The direction of takeoff and landing in the harbor would vary based on wind, but Manice said landing in a harbor like Provincetown’s is less complicated than it might sound.
“The East River Basin where we take off from 23rd Street, it’s surrounded by giant buildings, bridges on both sides, commercial ferries, cargo boats, recreational traffic, and many other seaplanes as well,” said Manice. “And helicopters are taking off and landing. It’s all a choreographed dance.
“Provincetown, truthfully, is pretty straightforward,” Manice added. “It really won’t be obtrusive to existing marine traffic.”
Manice said the company has corresponded with Provincetown’s harbormaster and town manager but hasn’t met them in person. The Provincetown route was added on “relatively short notice,” Manice said, but the company is planning to work with the town in the off-season to facilitate water landings next year.
“Our pilots do this all day long,” said Manice. “Recreational boats really don’t need to do anything — the aircraft will avoid them. Nothing is going to show up out of the fog and land on top of your head.”
In the meantime, the connection to Provincetown Airport has been working quite well, Manice said. One of the company’s key selling points is the ability to avoid large commercial airports like JFK, LaGuardia, and Logan. Taking off from the water is nice, but skipping the large-airport experience is the real draw.
Provincetown Airport is so small that it doesn’t detract from the passenger’s experience, Manice added. When weather conditions are poor, however, the planes fly into the private aviation terminal at Logan and to the White Plains Airport just north of New York City.
The route from Manhattan to Provincetown has been successful so far, Manice said. “It’s been quite well received, especially by New Yorkers,” he said. “Next year, we plan to have more aircraft in our fleet and provide, likely, a daily service, if not more than that.”
Tickets from New York to Provincetown start at $799. A 10-ticket commuter pass locks in a price of $858 for each of 10 tickets, even if the last available seats would sell for more than that.
Seaplanes vs. Jets
On a cultural level, the connection between New York and Provincetown is not new. The Provincetown Players, who included such luminaries as Eugene O’Neill and Mary Heaton Vorse, opened the Provincetown Playhouse in Greenwich Village in 1916, only two miles from the current location of the Skyport Marina.
The trip between the two places, however, has always been rather arduous. Less than two hours is something new.
“Provincetown is a difficult place to get to,” said state Sen. Julian Cyr. “Nantucket and Martha’s Vineyard feel very much like the Outer Cape, especially on the beaches, but the difference is the air traffic. Nantucket is the second-busiest airport in New England in the summer.”
Nantucket’s three runways range from 3,100 to 6,300 feet and handle a huge volume of corporate and private jets. Provincetown’s single runway is only 3,500 feet, and it is hemmed in by Race Point Road and the tidal flats of Hatch’s Harbor. It is also one of only two airports inside the National Park system, along with Jackson Hole airport in Wyoming.

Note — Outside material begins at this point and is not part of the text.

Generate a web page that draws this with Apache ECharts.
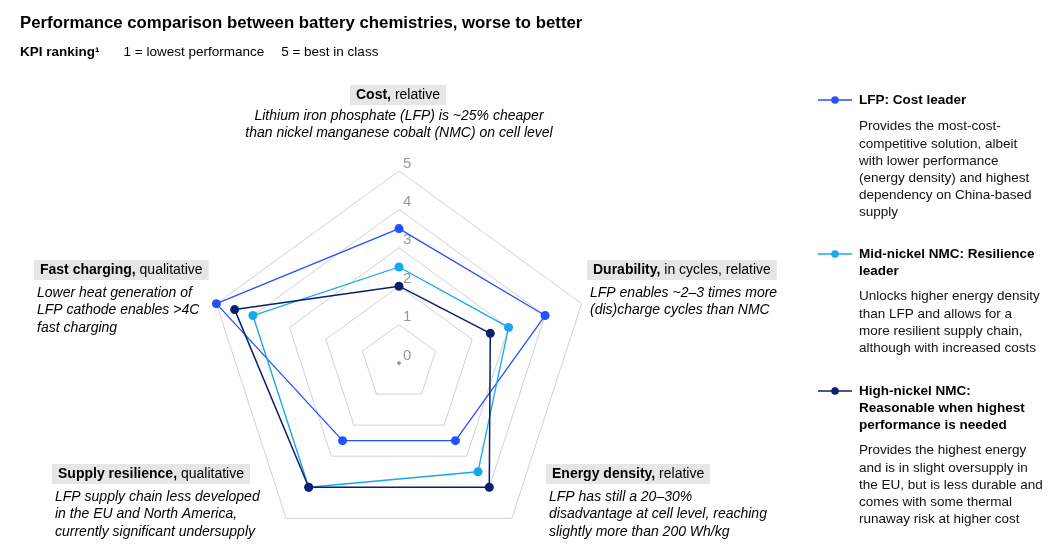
<!DOCTYPE html>
<html>
<head>
<meta charset="utf-8">
<script src="https://cdn.jsdelivr.net/npm/echarts@6/dist/echarts.min.js"></script>
<style>
html,body{margin:0;padding:0;background:#fff;}
#chart{width:1064px;height:557px;}
</style>
</head>
<body>
<div id="chart"></div>
<script>
// Indicators in ECharts (counter-clockwise) order: Cost, Fast charging, Supply resilience, Energy density, Durability
var categories = ['Cost', 'Fast charging', 'Supply resilience', 'Energy density', 'Durability'];
var lfpValues = [3.5, 5, 2.5, 2.5, 4];
var midNickelValues = [2.5, 4, 4, 3.5, 3];
var highNickelValues = [2, 4.5, 4, 4, 2.5];
var originValues = [0, 0, 0, 0, 0];
var seriesNames = ['LFP: Cost leader', 'Mid-nickel NMC: Resilience\nleader', 'High-nickel NMC:\nReasonable when highest\nperformance is needed'];
var seriesColors = ['#2251FF', '#14A8F0', '#0B1F6E'];
var seriesDescriptions = [
  'Provides the most-cost-\ncompetitive solution, albeit\nwith lower performance\n(energy density) and highest\ndependency on China-based\nsupply',
  'Unlocks higher energy density\nthan LFP and allows for a\nmore resilient supply chain,\nalthough with increased costs',
  'Provides the highest energy\nand is in slight oversupply in\nthe EU, but is less durable and\ncomes with some thermal\nrunaway risk at higher cost'
];
var axisTitles = [
  {bold: 'Cost,', normal: 'relative', note: 'Lithium iron phosphate (LFP) is ~25% cheaper\nthan nickel manganese cobalt (NMC) on cell level'},
  {bold: 'Fast charging,', normal: 'qualitative', note: 'Lower heat generation of\nLFP cathode enables >4C\nfast charging'},
  {bold: 'Supply resilience,', normal: 'qualitative', note: 'LFP supply chain less developed\nin the EU and North America,\ncurrently significant undersupply'},
  {bold: 'Energy density,', normal: 'relative', note: 'LFP has still a 20\u201330%\ndisadvantage at cell level, reaching\nslightly more than 200 Wh/kg'},
  {bold: 'Durability,', normal: 'in cycles, relative', note: 'LFP enables ~2\u20133 times more\n(dis)charge cycles than NMC'}
];
var valueMin = 0;
var valueMax = 5;

var FONT = 'Liberation Sans, Arial, sans-serif';

// layout for annotation blocks (same order as categories)
var axisTitleLayout = [
  {x: 398, y: 95, align: 'center', noteY: 107},
  {x: 34, y: 270, align: 'left', noteY: 284},
  {x: 52, y: 474, align: 'left', noteY: 488},
  {x: 546, y: 474, align: 'left', noteY: 488},
  {x: 587, y: 270, align: 'left', noteY: 284}
];
var legendLayout = [{y: 100, descY: 118}, {y: 254, descY: 288}, {y: 391, descY: 442}];

var indicators = categories.map(function (c, i) {
  var ind = {name: c, min: valueMin, max: valueMax};
  if (i === 0) {
    ind.axisLabel = {show: true, color: '#9a9a9a', fontSize: 15, fontFamily: FONT, margin: -4,
      align: 'left', verticalAlign: 'bottom', showMinLabel: true};
  }
  return ind;
});

var graphics = [];
axisTitles.forEach(function (t, i) {
  var L = axisTitleLayout[i];
  var noteX = L.align === 'center' ? L.x + 1 : L.x + 3;
  graphics.push({
    type: 'text', x: L.x, y: L.y, silent: true,
    style: {
      text: '{b|' + t.bold + '} {n|' + t.normal + '}',
      align: L.align, verticalAlign: 'middle',
      backgroundColor: '#e6e6e6', padding: [3, 6, 3, 6],
      rich: {
        b: {fontFamily: FONT, fontSize: 14, fontWeight: 'bold', fill: '#000'},
        n: {fontFamily: FONT, fontSize: 14, fill: '#000'}
      },
      fontFamily: FONT, fontSize: 14
    }
  });
  graphics.push({
    type: 'text', x: noteX, y: L.noteY, silent: true,
    style: {
      text: t.note, align: L.align, verticalAlign: 'top',
      fontFamily: FONT, fontSize: 14, fontStyle: 'italic', fill: '#000', lineHeight: 17.5
    }
  });
});

seriesNames.forEach(function (n, i) {
  var L = legendLayout[i];
  graphics.push({type: 'line', silent: true, shape: {x1: 818, y1: L.y, x2: 852, y2: L.y}, style: {stroke: seriesColors[i], lineWidth: 1.5}});
  graphics.push({type: 'circle', silent: true, shape: {cx: 835, cy: L.y, r: 3.8}, style: {fill: seriesColors[i]}});
  graphics.push({
    type: 'text', x: 859, y: L.y - 8.5, silent: true,
    style: {text: n, align: 'left', verticalAlign: 'top', fontFamily: FONT, fontSize: 13.5, fontWeight: 'bold', fill: '#000', lineHeight: 17.2}
  });
  graphics.push({
    type: 'text', x: 859, y: L.descY, silent: true,
    style: {text: seriesDescriptions[i], align: 'left', verticalAlign: 'top', fontFamily: FONT, fontSize: 13.5, fill: '#111', lineHeight: 17.2}
  });
});

var chart = echarts.init(document.getElementById('chart'), null, {renderer: 'canvas'});
chart.setOption({
  animation: false,
  backgroundColor: '#fff',
  title: {
    text: 'Performance comparison between battery chemistries, worse to better',
    left: 20, top: 15, padding: 0,
    textStyle: {fontFamily: FONT, fontSize: 16.8, fontWeight: 'bold', color: '#000'},
    subtext: '{b|KPI ranking\u00b9}{g1|}{n|1 = lowest performance}{g2|}{n|5 = best in class}',
    itemGap: 13,
    subtextStyle: {
      fontFamily: FONT, fontSize: 13.5, color: '#000',
      rich: {
        b: {fontFamily: FONT, fontSize: 13.5, fontWeight: 'bold', color: '#000'},
        n: {fontFamily: FONT, fontSize: 13.5, color: '#000'},
        g1: {width: 24},
        g2: {width: 17}
      }
    }
  },
  radar: {
    center: [399, 363],
    radius: 192,
    startAngle: 90,
    shape: 'polygon',
    splitNumber: 5,
    indicator: indicators,
    axisName: {show: false},
    axisLine: {show: false},
    axisTick: {show: false},
    axisLabel: {show: false},
    splitArea: {show: false},
    splitLine: {lineStyle: {color: '#d2d2d2', width: 1}}
  },
  graphic: {elements: graphics},
  series: [{
    type: 'radar',
    silent: true,
    data: [
      {value: originValues, name: 'origin', symbol: 'circle', symbolSize: 3,
        itemStyle: {color: '#999'}, lineStyle: {opacity: 0}},
      {value: lfpValues, name: seriesNames[0], symbol: 'circle', symbolSize: 9,
        itemStyle: {color: seriesColors[0]}, lineStyle: {color: seriesColors[0], width: 1.3}},
      {value: midNickelValues, name: seriesNames[1], symbol: 'circle', symbolSize: 9,
        itemStyle: {color: seriesColors[1]}, lineStyle: {color: seriesColors[1], width: 1.3}},
      {value: highNickelValues, name: seriesNames[2], symbol: 'circle', symbolSize: 9,
        itemStyle: {color: seriesColors[2]}, lineStyle: {color: seriesColors[2], width: 1.5}}
    ]
  }]
});
</script>
</body>
</html>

Airport commission member Steve Katsurinis said there are no active plans to lengthen the runway to allow for regional jets.
“We’re already talking about having to raise the airport because of sea level rise,” said Katsurinis. “It’s precisely the places where you would try to expand that are going to be underwater.”
Commuting by seaplane is certainly something new — and the demand may not be limited to summer. When it comes to corporate jets, however, it’s the supply that matters, and the supply of runway here remains permanently constrained.